Buzzbaits around grass and flipping docks works for Rock Hill guide
With the mercury in the thermometer pegged above the 90-degree mark, Rusty White, a guide and tournament fisherman, is thrilled that he’s got Lake Wateree a short drive from his home in Rock Hill.
White, who hosts his own TV show, Fishing With Rusty, loves to fish shallow, and Wateree offers him that opportunity – at least it has this past week.
On Friday, he caught a handful of bass on buzzbaits around grass beds early in the morning, then ran into another half-dozen or so fish around boat docks.

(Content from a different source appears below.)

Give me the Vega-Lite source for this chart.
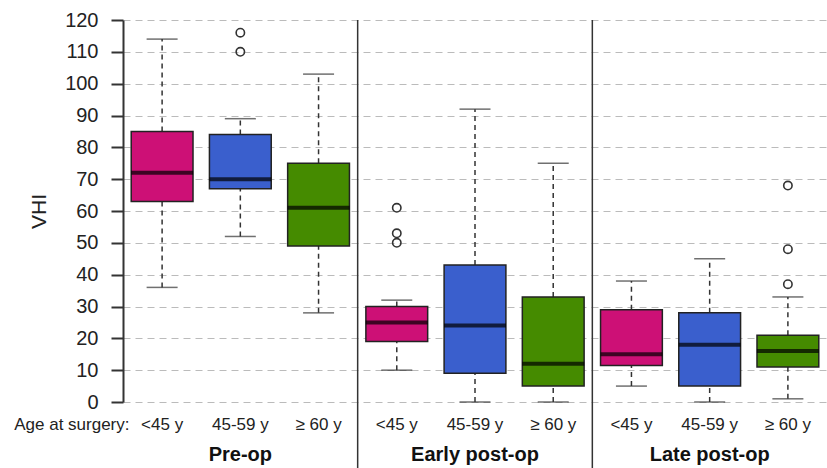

“Wateree always has some shallow fish,” said White (803-230-1906). “It is known for having a lot of resident shallow fish. Bass will stay in that grass all summer.”
White likes to fish a handful of the beds of the canary reed grass and water willow that lines a great deal of Wateree’s shoreline. He starts with a buzzbait, looking to get strikes from super-aggressive fish feeding in the early morning before water temperatures rise. He may stick with it several hours if he gets overcast skies; on a normal, sunny day, he abandons the grass after two hours.
He will normally try topwaters on rocky, main-lake points on the lower end of the lake, or he’ll turn to boat docks, flipping or pitching a big, Texas-rigged worm. If he can get a couple of bites, he can usually figure out a pattern – bass may be on point docks, on docks on a certain stretch of bank, on certain areas of a dock.
“If you know the lake, you can usually get five or six good bites around docks,” he said.